Of course, there is also the actual fail-over between sites. This is done through the click of a button in SRM. Once you have defined what you are protecting in your ‘Protection Group’, SRM executes the ‘Recovery Plan’ and does the following in the event of an fail-over event:
- Stops replication at the protected site
- Attempt to shutdown VMs at the protected site
- Promotes the replicated copy of the data at the recovery site
- Attaches the promoted storage to the ESXi hosts at the recovery site
- Powers on virtual machines at the recovery site and modifies their IP addresses as needed
- Generates a report about the recovery process
SRM can manage bi-directional migrations, and can also be used to fail-back to the original protected site. In a fail-back event, SRM does the following:
- Applications are ‘re-protected’ on the protected site by reversing replication
- The original recovery plan is executed in the reverse direction so admins do not need to create a new recovery plan for fail-back
What are vSphere Virtual Volumes (vVols)?
In a nutshell, vVols allow virtual machines to be represented as first class citizens on a storage array. In other words, each of the constituent parts of a virtual machine are represented by a unique object on the storage array. This also means that array based features, e.g. snapshot, clone, replication, can be done at a per-VM or even per-VMDK granularity. These array based features are leveraged by virtual machines through the use of Storage Policy Based Management. SPBM allows us to choose a particular feature-set of the array based features by placing them into a policy. When a VM is provisioned, or at any point through the life-cycle of the VM, attaching a policy will allow the VM to consume the native array-based features defined in the policy.

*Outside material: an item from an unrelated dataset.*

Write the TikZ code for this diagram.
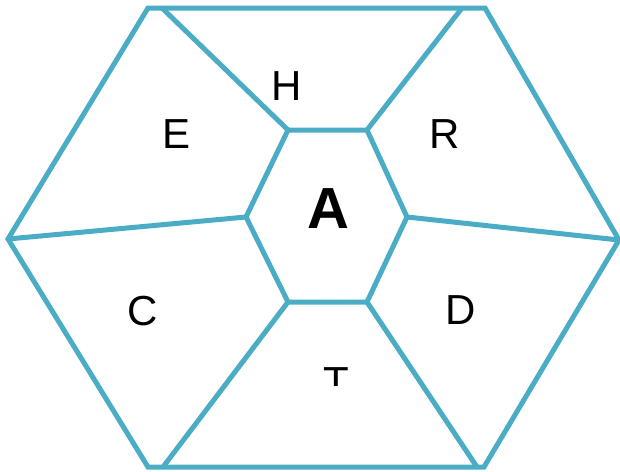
\documentclass[tikz,border=0pt]{standalone}
\usepackage{fontspec}
\setmainfont{Liberation Sans}
\usetikzlibrary{positioning}
\definecolor{hexblue}{RGB}{75,172,198}

\begin{document}
\begin{tikzpicture}[x=1pt, y=-1pt,
		edge/.style={draw=hexblue, line width=5pt, line join=miter},
		lbl/.style={font=\fontsize{42}{42}\selectfont, anchor=base, inner sep=0pt},
		core/.style={font=\fontsize{58}{58}\selectfont\bfseries, anchor=base, inner sep=0pt}]
		\useasboundingbox (0,0) rectangle (620,471);
		% outer hexagon
		\coordinate (o1) at (148,8);
		\coordinate (o2) at (485,8);
		\coordinate (o3) at (619,240);
		\coordinate (o4) at (484,467);
		\coordinate (o5) at (148,467);
		\coordinate (o6) at (8,239);
		% where the spokes meet the outer edges
		\coordinate (t1) at (162,8);
		\coordinate (t2) at (462,8);
		\coordinate (b1) at (163,467);
		\coordinate (b2) at (477,467);
		% inner hexagon
		\coordinate (i1) at (288,130);
		\coordinate (i2) at (367,130);
		\coordinate (i3) at (407,217);
		\coordinate (i4) at (367,302);
		\coordinate (i5) at (288,302);
		\coordinate (i6) at (246,217);
		\draw[edge] (o1) -- (o2) -- (o3) -- (o4) -- (o5) -- (o6) -- cycle;
		\draw[edge] (i1) -- (i2) -- (i3) -- (i4) -- (i5) -- (i6) -- cycle;
		\draw[edge] (i1) -- (t1);
		\draw[edge] (i2) -- (t2);
		\draw[edge] (i3) -- (o3);
		\draw[edge] (i4) -- (b2);
		\draw[edge] (i5) -- (b1);
		\draw[edge] (i6) -- (o6);
		% labels
		\node[core] (a) at (328,228) {A};
		\node[lbl] (h) at (287,100) {H};
		\node[lbl] (e) at (177,148) {E};
		\node[lbl] (r) at (445,148) {R};
		\node[lbl] (c) at (143,325) {C};
		\node[lbl] (d) at (461,324) {D};
		\begin{scope}
			\clip (300,350) rectangle (372,385);
			\node[lbl] (t) at (336,396) {T};
		\end{scope}
	\end{tikzpicture}
\end{document}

The bi-directional communication between the vSphere infrastructure and the array is achieved through a VASA provider, short for vSphere APIs for Storage Awareness. It presents the array’s capabilities to vSphere so that policies can be built, but it is also how the vSphere infrastructure requests the array to create virtual volumes.
These are the sorts of virtual machine objects that would be backed by vVols on a vVol capable array.
- CONFIG – Stores the VM’s vmx, logs, nvram, log files
- DATA – VMDKs – virtual machine disks (base, snapshot deltas)
- SWAP – virtual machine swap files
- MEM – virtual machine snapshot memory
- Other – vSphere solution specific type
SRM and vVols integration (Tech Preview)
vVols has the concept of Replication Groups. You can think of a Replication Group as a group of replicated storage devices to provide atomic fail-over for an application. We can extend this to have Replication Groups also define the set of vVols. The vVols are maintained in write-order fidelity where writes are replicated on the recovery site in the exact same order they’re generated at the protected site. This ensures that at any time the recovery site has (at the very least) a crash-consistent version of the data that is on the protected site.
In the tech preview, Site Recovery Manager is planning to introduce protection and orchestration of vVol Replication groups.
Now, this is the most interesting part: this is all configured via SPBM once again. And once you have a policy configured with a vVol Replication Group (that is included as part of the SRM Protection Group), all a VI-admin needs to do is to associate a vVol policy with a VM, for example when you migrate it to a vVol array. Once you choose the Replication Group (which maps to a replication configuration on the storage array), that VM is placed in the correct configuration on the array and becomes immediately replicated and protected. Here is a screenshot provided by my good pal, Cato Grace, showing such a scenario.
Here we are simply moving a VM to the vVol datastore on the array, selecting an appropriate vVol policy and because it has replication configured, we can pick an appropriate Replication Group from the drop down. These different groups may have varying Recovery Point Objectives (RPO) or Recovery Time Objectives (RTO). Very cool indeed!
Fail-over, fail-back and planned migration can now be done on this VM through SRM. Automatic protection by simply assigning a policy to a VM!
For more information, please check out the recording of HCI2894BU – Tech Preview of SRM and vVols at VMworld 2019 in San Francisco .
Please note that this is a tech previews and as such, there is no guidance given about which future version of vSphere will include these products/features. Also, there is no commitment or obligation that technical preview features will become generally available.